Especially in this case, if the whole sentence was to be suspended, I consider that the only punishment for 3 very serious offences would be the threat of a term of imprisonment, which in the circumstances cannot be appropriate.
I must add that if what Mr Niu submitted is correct and that, if the appellant does not receive his Prozac medication to keep up his levels of serotonin, he has no control and cannot resist aggressive impulses, it appears to me most important for public safety that he is not released at present.
I am disturbed to hear from the Crown that the appellant still appears to come and go from Hu'atolitoli Prison, almost at will. If that is true, I hope the Superintendent of Prisons will take immediate steps for the safety of the public to ensure that it does not happen again. To this end I shall direct that a copy of this ruling is sent to the Minister of Police. However it is heartening to read the letter dated 27 January from the Superintendent reporting on the change in the appellant's behaviour and his current good conduct in the Prison.
For all these reasons, briefly stated, I therefore consider that this appeal does not have a reasonable prospect of succeeding.
Ground (b) of section 4B(1) is not relevant as the appeal is likely to be heard in July of this year before a substantial portion of the sentence has been served.

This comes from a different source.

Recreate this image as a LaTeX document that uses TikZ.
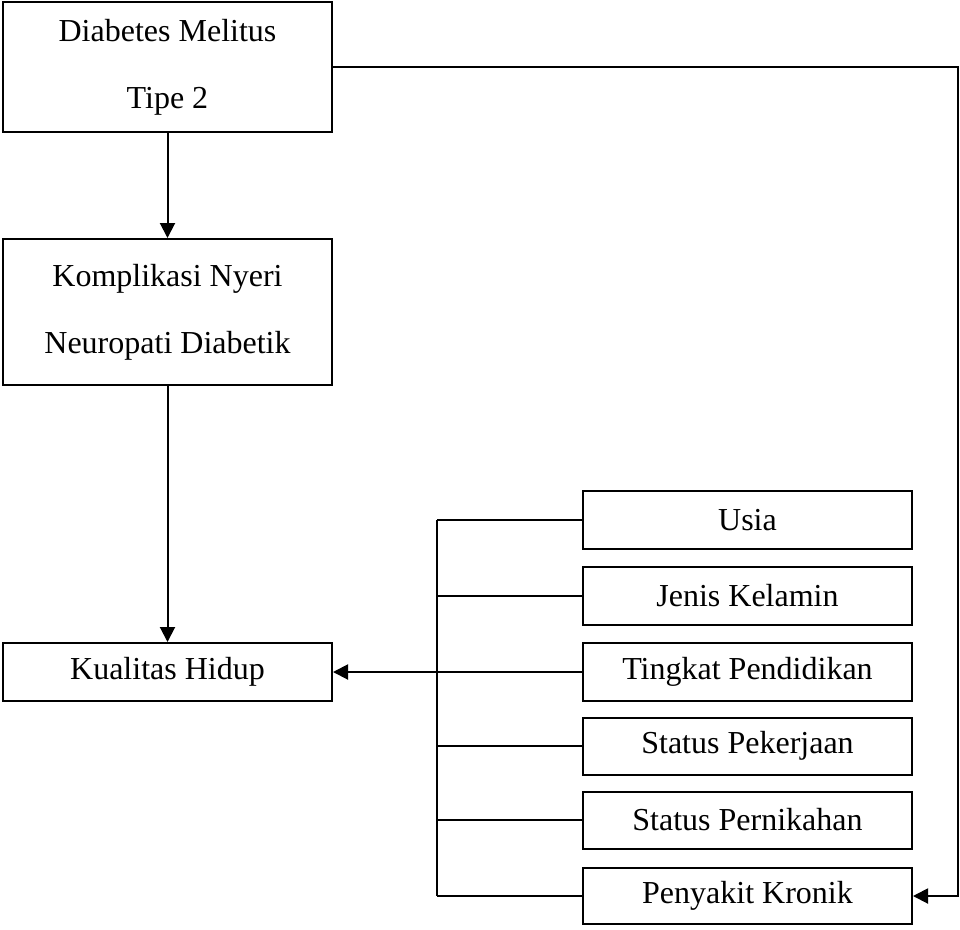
\documentclass[tikz,border=0pt]{standalone}
\usepackage{fontspec}
\setmainfont{Liberation Serif}
\usetikzlibrary{arrows.meta}
\tikzset{
  box/.style={draw, line width=2pt, minimum width=329pt, inner sep=0pt, align=center,
    font=\fontsize{32}{67}\selectfont},
  conn/.style={line width=2pt},
  arr/.style={conn, -{Triangle[length=15pt,width=15pt]}}
}
\begin{document}
\begin{tikzpicture}[x=1pt,y=-1pt]
\useasboundingbox (0,0) rectangle (960,929);
\node[box, minimum height=130pt] (dm) at (167.5,67) {Diabetes Melitus\\Tipe 2};
\node[box, minimum height=146pt] (kn) at (167.5,312) {Komplikasi Nyeri\\Neuropati Diabetik};
\node[box, minimum height=58pt] (kh) at (167.5,672) {Kualitas Hidup};
\node[box, minimum height=58pt] (us) at (747.5,520) {Usia};
\node[box, minimum height=58pt] (jk) at (747.5,596) {Jenis Kelamin};
\node[box, minimum height=58pt] (tp) at (747.5,672) {Tingkat Pendidikan};
\node[box, minimum height=57pt] (sk) at (747.5,746) {Status Pekerjaan};
\node[box, minimum height=57pt] (sn) at (747.5,820) {Status Pernikahan};
\node[box, minimum height=56pt] (pk) at (747.5,896) {Penyakit Kronik};
\coordinate (bt) at (437,520);
\coordinate (bb) at (437,896);
\coordinate (rc) at (958,67);
\draw[arr] (dm) -- (kn);
\draw[arr] (kn) -- (kh);
\draw[arr] (tp) -- (kh);
\draw[conn] (bt) -- (bb);
\draw[conn] (bt) -- (us.west);
\draw[conn] (jk.west) -- (jk.west -| bt);
\draw[conn] (sk.west) -- (sk.west -| bt);
\draw[conn] (sn.west) -- (sn.west -| bt);
\draw[conn] (bb) -- (pk.west);
\draw[arr] (dm.east) -- (rc) |- (pk.east);
\end{tikzpicture}
\end{document}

In relation to ground (c), I am willing to accept that the appellant will surrender to custody, but in view of his history I cannot be sure that if granted bail he would not commit offences while on bail, even under onerous conditions.

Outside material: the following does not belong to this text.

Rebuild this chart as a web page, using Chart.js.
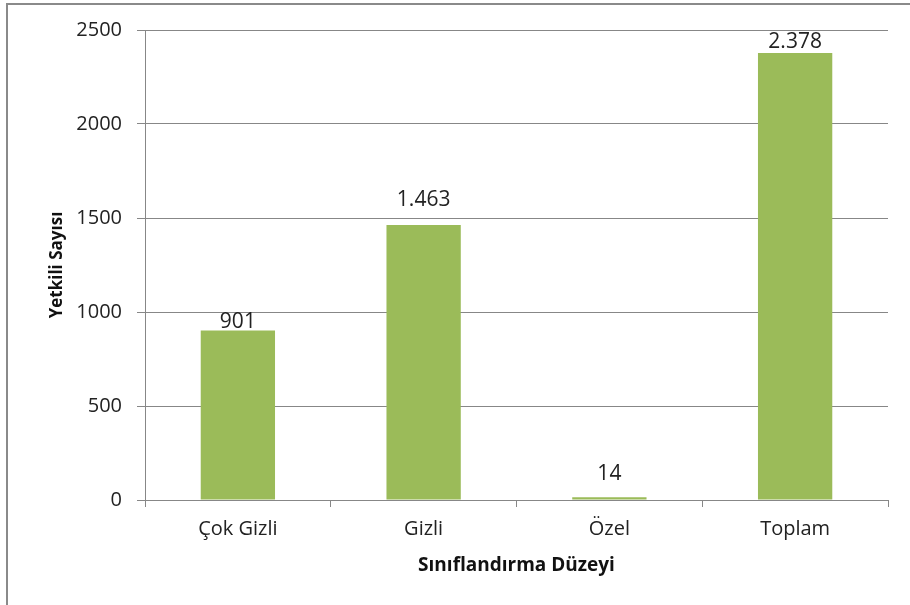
<!DOCTYPE html>
<html>
<head>
<meta charset="utf-8">
<script src="https://cdn.jsdelivr.net/npm/chart.js@4"></script>
<style>
  html, body { margin: 0; padding: 0; background: #fff; overflow: hidden; }
  #frame { position: absolute; left: 6px; top: 3px; width: 1000px; height: 700px; border: 2px solid #8a8a8a; }
  #wrap { position: absolute; left: 0; top: 0; width: 910px; height: 605px; }
</style>
</head>
<body>
<div id="frame"></div>
<div id="wrap"><canvas id="chart" width="910" height="605"></canvas></div>
<script>
const categories = ["Çok Gizli", "Gizli", "Özel", "Toplam"];
const values = [901, 1463, 14, 2378];
const yTicks = [0, 500, 1000, 1500, 2000, 2500];

const FONT = "'Open Sans', sans-serif";
const GRID = "#878787";

// value labels above bars, Turkish thousands separator
const valueLabels = {
  id: "valueLabels",
  afterDatasetsDraw(chart, args, opts) {
    const ctx = chart.ctx;
    const meta = chart.getDatasetMeta(0);
    ctx.save();
    ctx.font = "21px " + FONT;
    ctx.fillStyle = "#222";
    ctx.textAlign = "center";
    ctx.textBaseline = "middle";
    meta.data.forEach((bar, i) => {
      const txt = values[i].toLocaleString("tr-TR");
      ctx.fillText(txt, bar.x, bar.y - opts.gaps[i]);
    });
    ctx.restore();
  }
};

new Chart(document.getElementById("chart"), {
  type: "bar",
  data: {
    labels: categories,
    datasets: [{
      data: values,
      backgroundColor: "#9BBB59",
      borderWidth: 0,
      categoryPercentage: 1,
      barPercentage: 0.4
    }]
  },
  options: {
    responsive: false,
    animation: false,
    layout: { padding: { left: 0, right: 22, top: 30, bottom: 0 } },
    plugins: {
      legend: { display: false },
      tooltip: { enabled: false },
      valueLabels: { gaps: [9, 25, 23, 11] }
    },
    scales: {
      x: {
        grid: { drawOnChartArea: false, offset: true, color: GRID, tickLength: 7 },
        border: { color: GRID },
        ticks: { color: "#222", font: { family: FONT, size: 20 }, padding: 10 },
        title: {
          display: true,
          text: "Sınıflandırma Düzeyi",
          color: "#111",
          font: { family: FONT, size: 19, weight: "bold" },
          padding: { top: 0, bottom: 28 }
        },
        afterFit(scale) { scale.height = 105; }
      },
      y: {
        min: 0,
        max: 2500,
        afterBuildTicks(scale) { scale.ticks = yTicks.map(v => ({ value: v })); },
        grid: { color: GRID, tickLength: 8 },
        border: { color: GRID },
        ticks: {
          color: "#222",
          font: { family: FONT, size: 20 },
          padding: 15,
          callback: v => String(v)
        },
        title: {
          display: true,
          text: "Yetkili Sayısı",
          color: "#111",
          font: { family: FONT, size: 17, weight: "bold" },
          padding: { top: 47, bottom: 0 }
        },
        afterFit(scale) { scale.width = 145; }
      }
    }
  },
  plugins: [valueLabels]
});
</script>
</body>
</html>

There is one final point which, being part of the relevant circumstances referred to in section 4B(2), would in any event have overridden these other factors. There is a great difference between being on bail (even on strict conditions) and being on a suspended sentence, as breach of the latter automatically brings into force the whole of the suspended sentence, as well as any punishment for the new offence, and so is a very powerful sanction. But under the Bail Act 1990 the maximum sanction under section 9 appears to be revocation of bail and punishment for the new offence, which has not nearly the same force. It therefore appears completely inappropriate to grant bail to the appellant in these circumstances where the conviction and the length of the sentence is not appealed, but only that the initial part has not been suspended.
I also bear in mind the views on bail pending appeal expressed by the Court of Appeal in Kafoa v R (App No 347,348,743/1996, 20 June 1997, Court of Appeal).
While as I have said I am pleased to have such an excellent report on the appellant from the Superintendent of Prisons and hope he continues that way, for all the above reasons I therefore refuse this application for stay of sentence and bail pending appeal.